L'article 35 de notre Constitution prévoit bien que "La déclaration de guerre est autorisée par le Parlement", mais l'astuce, depuis des décennies, c'est que les guerres ne sont plus déclarées. L'exécutif, en France, peut donc engager des troupes sur des théâtres extérieurs sans que le Parlement ait à se prononcer. Ce qui est évidemment contraire à la démocratie comme à l'esprit des constituants de 1958. Pour légitimer ce déni de démocratie, on a donc récemment introduit, à l'article 35, des alinéas scélérats qui disposent que : "Le Gouvernement informe le Parlement de sa décision de faire intervenir les forces armées à l'étranger, au plus tard trois jours après le début de l'intervention. Il précise les objectifs poursuivis. Cette information peut donner lieu à un débat qui n'est suivi d'aucun vote."

Et hop ! le tour est joué... Puis on ajoute : " Lorsque la durée de l'intervention excède quatre mois, le Gouvernement soumet sa prolongation à l'autorisation du Parlement. Il peut demander à l'Assemblée nationale de décider en dernier ressort."

Il s'agit là d'une prérogative, exorbitante en démocratie, de l'exécutif et qui a été introduite sous prétexte de "renforcer les droits du Parlements !" puisque, auparavant, l'exécutif n'avait pas même à informer l'Assemblée si la guerre n'était pas déclarée. Sophisme, bien entendu, car en 1958, hors les accords de défense ratifiés par le Parlement, il était hors de question que des armées françaises fussent engagées sur un théâtre extérieur sans déclaration de guerre.
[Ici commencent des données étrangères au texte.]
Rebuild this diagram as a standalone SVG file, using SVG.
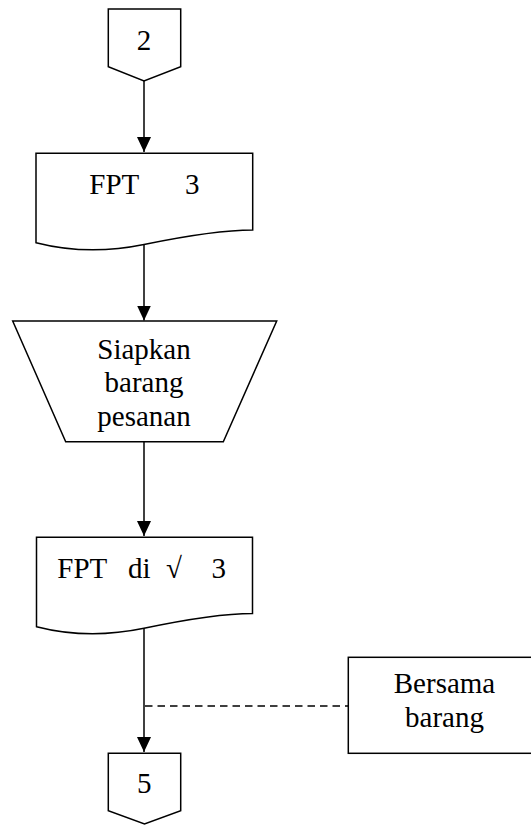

Au contraire, le Royaume-Uni de Grande-Bretagne et d'Irlande du Nord, s'il n'a pas de Constitution, a lui un vrai Parlement - mère de tous les Parlements contemporains - ainsi qu'une vraie et longue culture parlementaire. Il est donc inimaginable pour un Anglais que le Premier ministre puisse engager la vie d'un seul soldat britannique, pour une quelconque raison, sans que le Parlement ait donné son aval. C'est toute la différence entre une Constitution qu'on déforme pour mieux pouvoir en violer l'esprit, et un usage que nul gouvernement britannique n'oserait enfreindre !

Or un vrai Parlement, ça sert, parfois. C'est ce que nous ont montré les Communes hier soir, en infligeant une cuisante gifle à Cameron, successeur du menteur Blair qui avait affirmé que des armes de destruction massive irakiennes étaient braquées sur Londres et pouvaient être tirées en moins d'une heure.

Tous nos va-t-en-guerre de socialistes expéditionnaires et de journalistes à la botte et à la cervelle de moineau devraient en prendre de la graine, eux qui n'ont pas encore compris, après le Kosovo, l'Afghanistan, l'Irak, la Libye (et même le Mali où les succès islamistes ont été la conséquence du désintérêt pour les problèmes politiques et économiques de ce pays créés par les frontières coloniales, exacerbés par les politiques d'ajustement criminelles du FMI et la mondialisation libérale, instrumentalisés par les islamistes, de l'irresponsable opération de Libye qui a disséminé les armes et d'une résolution ONU stupide, présentée par la France, laissant le champ libre six mois aux islamistes) que les guerres soi-disant "justes" ou soi-disant humanitaires ne réglaient rien, qu'elles ne faisaient qu'aggraver les situations, ajouter du chaos au chaos, de la cruauté à la cruauté, des morts aux morts, et rendre des solutions politiques encore plus improbables. Il faut en finir avec cette illusion de l'usage unilatéral de la force par le soi-disant Axe du Bien contre les méchants.

Si on avait sérieusement discuté avec la Russie depuis deux ans, au lieu de tout faire pour l'ignorer ou passer par dessus les intérêts légitimes d'une puissance qui, que cela nous plaise ou non, après avoir été humiliée par l'Occident pendant une décennie et demie, est redevenue une grande puissance, si au lieu des menaces et des invectives on avait discuté sérieusement avec l'Iran, qui n'est ni meilleur ni pire que nos chers alliés saoudiens et qataris, et qui est une grande nation (ce qui n'est le cas ni de l'Arabie ni du Qatar qui sont des sociétés anonymes fondamentalistes aux mains d'un clan, qui financent la plupart des terroristes et qui tueront demain les chrétiens de Syrie comme ils ont tué ceux d'Irak grâce à l'invasion anglo-américaine), quel que soit son régime, si on ne s'était pas illusionné depuis dix ans sur le rôle régional délétère de la Turquie, son impérialisme néo-ottoman et son islamisme soi-disant modéré, la question de Syrie ne serait à l'évidence pas arrivée là où elle en est et serait peut-être même déjà du passé.